I nuovissimi 5 Stelle – che ormai non sono più neanche tanto nuovi- insistono coi loro cavalli di battaglia ormai datati: ONESTA’ (che per definizione non può essere punto programmatico di governo, essendo una virtù individuale, a quanto pare neanche tanto facile da praticare -e tanto meno da pretendere- neppure all’interno del loro gruppo); DIMEZZAMENTO DEGLI EMOLUMENTI DEI PARLAMENTARI e CANCELLAZIONE DEI VITALIZI (che si sbriga alla svelta: si fa con una leggina, e non può essere un impegno di legislatura). Il SALARIO DI CITTADINANZA è l’unico punto programmatico rilevante, anche per l’incidenza nel complesso sistema dell’economia di mercato, e visto che coinvolge diversi aspetti della vita economica della Nazione. Di altro non s’è sentito cenno se non assai marginalmente. Sanità, scuola, ordine pubblico, forze armate, politica estera, politiche comunitarie, politica economica, rapporti con gli Enti Locali, politiche del Territorio e dell’ambiente, politiche del lavoro, e via discorrendo: nulla di nulla.
E anche per il PD è un po’ lo stesso: la grande idea elettorale del Segretario è l’indicazione di cento piccoli passi, cento provvedimenti che, per il solo fatto di essere –anche graficamente, sul manifesto- messi in corrispondenza con i cento punti già realizzati nei gloriosi Governi di Centro-Sinistra, appaiono più una minaccia sconvolgente che una prospettiva. Il Grande Innovatore non innova più nulla: “piccoli passi”, senza arrischiarsi a delineare un progetto di insieme, senza avventurarsi in una “narrazione” (gli piaceva tanto questa parola) compiuta del futuro possibile di un popolo, di una società, di una “civiltà” come la nostra. Il Vero Rottamatore ha rottamato il passato e insieme il futuro, spezzettando l’idea di governo in una frammentazione infinita di provvedimentini. Ci sarebbe da dire: “Meno male”, visto che quando ha affrontato i sistemi –Lavoro (Jobs Act) e Scuola (la Buona Scuola)- ha fatto disastri, assorbendo maldestramente la filosofia neoliberista e raccontandola con il fascinoso linguaggio della new tecnology che permette di nascondere dietro parole di solito poco significanti uno spaventoso vuoto concettuale.

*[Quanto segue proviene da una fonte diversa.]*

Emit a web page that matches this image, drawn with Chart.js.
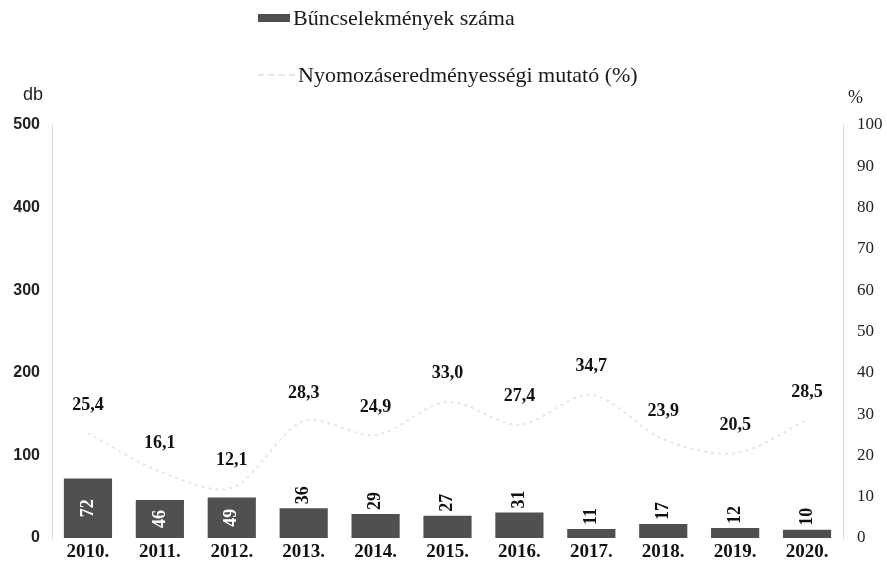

Il Partito Democratico ha il vantaggio di avere ancora una pluralità di anime e di voci; e quella del Segretario, se non vince più, è destinata a essere surrogata abbastanza alla svelta. Per questo la sua sconfitta personale sarebbe una manna per il Partito e per la Nazione. Intendiamoci: non perché Matteo Renzi sia il babau, o abbia connotazioni solo negative; è giovane e ricco di iniziativa, e molti lo considerano ancora una risorsa. Ma certo deve prima imparare a tacere e a studiare: deve farsi una cultura “politica”, per controbilanciare la nativa cultura individuale e individualistica. E così acquisire capacità strategica.
Le formazioni “minori” di Destra sono incubi del passato che prendono pericolosamente corpo per l’incapacità di contrasto –culturale, innanzitutto- di chi non vuole scomodare nessuno (e perdere possibili voti).
Le formazioni minori della Sinistra socialista e radicale –a partire da “Liberi e Uguali”- con la loro più o meno flebile voce mantengono vivo il senso politico della partecipazione alle elezioni, e in questo possono apparire una preziosa risorsa nella presente situazione: hanno un loro contenuto seguito di affezionati aderenti, ma potrebbero ora assolvere anche alla funzione di accogliere i voti di chi non se la sente di votare per i partiti maggiori; con l’esito di mantenere in vita l’idea di Politica e di pluralità ( e abbassare le percentuali degli altri). Un voto utile, dunque, per non abbandonarsi al non voto.
Poi tra qualche mese si torna a votare: come diceva quella, “Domani è un altro giorno” e si vedrà.